Lines that contain the string "this" are to be copied; leave out all others.

** Begin Dataset excerpts **

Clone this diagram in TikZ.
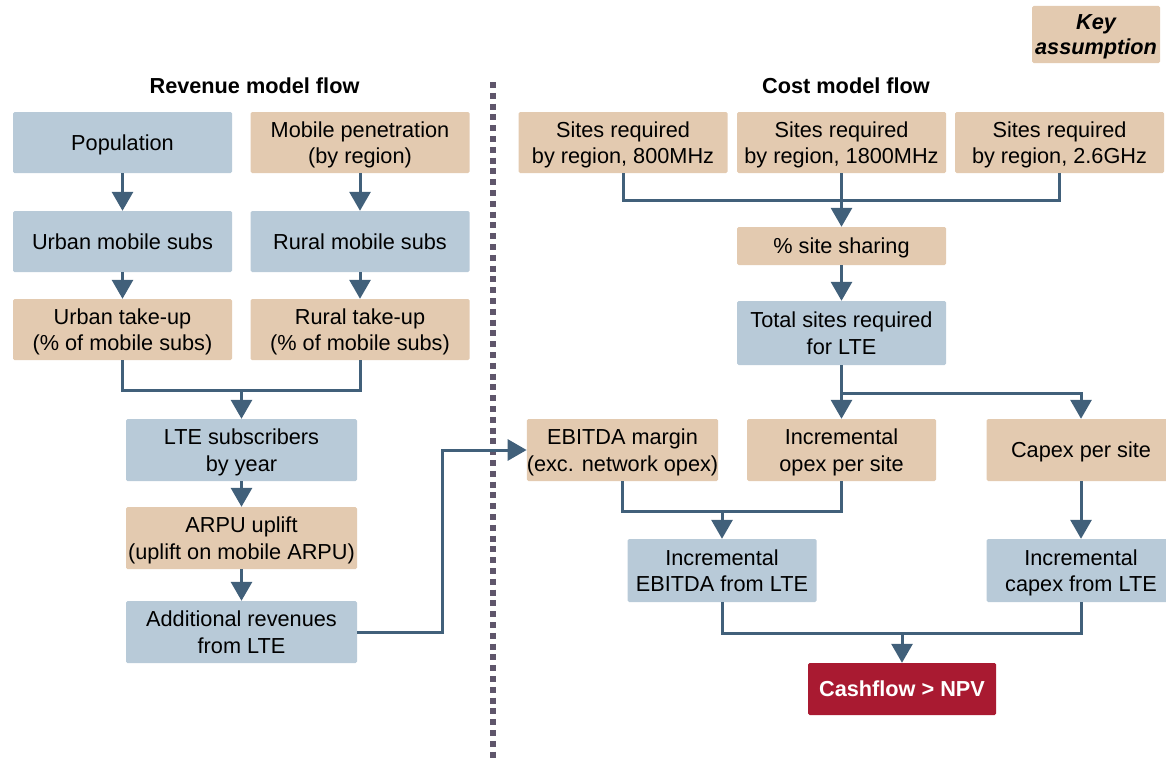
\documentclass[tikz,border=0pt]{standalone}
\usepackage{fontspec}
\setmainfont{Liberation Sans}
\usetikzlibrary{arrows.meta}

\definecolor{calcblue}{HTML}{B8CAD8}
\definecolor{keytan}{HTML}{E3CAB0}
\definecolor{linkblue}{HTML}{41607A}
\definecolor{npvred}{HTML}{A91A31}
\definecolor{dotgrey}{HTML}{5F566B}

\tikzset{
    box/.style={rounded corners=1.5pt, align=center, inner sep=0pt, text depth=0pt,
        font=\fontsize{21.7}{26.5}\selectfont},
    calc/.style={box, fill=calcblue},
    assume/.style={box, fill=keytan},
    leftbox/.style={minimum width=219pt, minimum height=61pt},
    midbox/.style={minimum width=231pt, minimum height=62pt},
    costbox/.style={minimum width=189pt, minimum height=62pt},
    sitebox/.style={minimum width=209pt, minimum height=61pt},
    heading/.style={font=\fontsize{21.7}{26}\selectfont\bfseries},
    link/.style={draw=linkblue, line width=3pt},
    flow/.style={link, -{Triangle[width=21pt,length=19pt]}},
}

\begin{document}
\begin{tikzpicture}[x=1pt,y=-1pt]
            \useasboundingbox (0,0) rectangle (1166,760);
            % key
            \node[assume, minimum width=128pt, minimum height=57pt,
                font=\fontsize{21.7}{24.5}\selectfont\bfseries\itshape] (key) at (1096,34.5) {Key\\assumption};
            \draw[dotgrey, line width=6pt, dash pattern=on 6pt off 4.8pt] (493,82) -- (493,760);

            % revenue model
            \node[heading] (revhead) at (254.5,86) {Revenue model flow};
            \node[calc, leftbox] (pop) at (122.5,142.5) {Population};
            \node[assume, leftbox] (pen) at (360,142.5) {Mobile penetration\\(by region)};
            \node[calc, leftbox] (urb) at (122.5,241.5) {Urban mobile subs};
            \node[calc, leftbox] (rur) at (360,241.5) {Rural mobile subs};
            \node[assume, leftbox] (urbtk) at (122.5,329.5) {Urban take-up\\(\% of mobile subs)};
            \node[assume, leftbox] (rurtk) at (360,329.5) {Rural take-up\\(\% of mobile subs)};
            \node[calc, midbox] (lte) at (241.5,450) {LTE subscribers\\by year};
            \node[assume, midbox] (arpu) at (241.5,538) {ARPU uplift\\(uplift on mobile ARPU)};
            \node[calc, midbox] (addrev) at (241.5,632) {Additional revenues\\from LTE};

            \draw[flow] (pop) -- (urb);
            \draw[flow] (pen) -- (rur);
            \draw[flow] (urb) -- (urbtk);
            \draw[flow] (rur) -- (rurtk);
            \coordinate (revjoin) at (241.5,390);
            \draw[link] (urbtk.south) |- (revjoin) -| (rurtk.south);
            \draw[flow] (revjoin) -- (lte.north);
            \draw[flow] (lte) -- (arpu);
            \draw[flow] (arpu) -- (addrev);

            % cost model
            \node[heading] (costhead) at (846,86) {Cost model flow};
            \foreach \x/\name/\band in {623/s800/800MHz,841.5/s1800/1800MHz,1059.5/s26/2.6GHz}{
                \node[assume, sitebox] (\name) at (\x,142.5) {Sites required\\by region, \band};
            }
            \node[assume, minimum width=209pt, minimum height=38pt] (share) at (841.5,246) {\% site sharing};
            \node[calc, minimum width=209pt, minimum height=64pt] (total) at (841.5,333) {Total sites required\\for LTE};
            \node[assume, costbox] (ebm) at (622.5,450) {EBITDA margin\\(exc. network opex)};
            \node[assume, costbox] (incop) at (841.5,450) {Incremental\\opex per site};
            \node[assume, costbox] (capex) at (1081,450) {Capex per site};
            \node[calc, costbox, minimum height=63pt] (incebitda) at (722,570.5) {Incremental\\EBITDA from LTE};
            \node[calc, costbox, minimum height=63pt] (inccapex) at (1081,570.5) {Incremental\\capex from LTE};
            \node[box, fill=npvred, text=white, minimum width=188pt, minimum height=52pt,
                font=\fontsize{21.7}{26}\selectfont\bfseries] (cash) at (902,689) {Cashflow > NPV};

            \coordinate (sitejoin) at (841.5,200);
            \draw[link] (s800.south) |- (sitejoin) -| (s26.south);
            \draw[flow] (s1800.south) -- (share.north);
            \draw[flow] (share) -- (total);
            \coordinate (totjoin) at (841.5,393);
            \draw[flow] (total.south) -- (incop.north);
            \draw[flow] (totjoin) -| (capex.north);
            \coordinate (ebjoin) at (722,511);
            \draw[link] (ebm.south) |- (ebjoin) -| (incop.south);
            \draw[flow] (ebjoin) -- (incebitda.north);
            \draw[flow] (capex) -- (inccapex);
            \coordinate (cashjoin) at (902,633);
            \draw[link] (incebitda.south) |- (cashjoin) -| (inccapex.south);
            \draw[flow] (cashjoin) -- (cash.north);

            \draw[flow] (addrev.east) -- ++(85,0) |- (ebm.west);
        \end{tikzpicture}
\end{document}
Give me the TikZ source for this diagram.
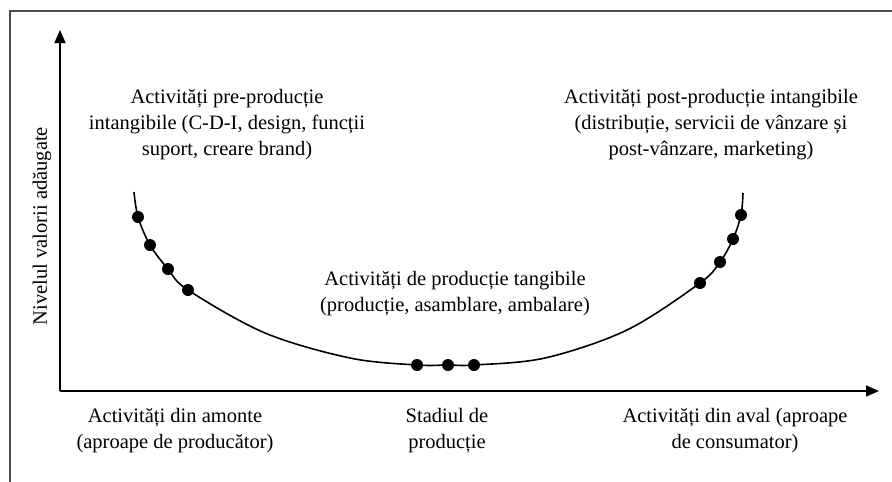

** End Dataset excerpts **

• **Full output**
Clone this diagram in TikZ.
Give me the TikZ source for this diagram.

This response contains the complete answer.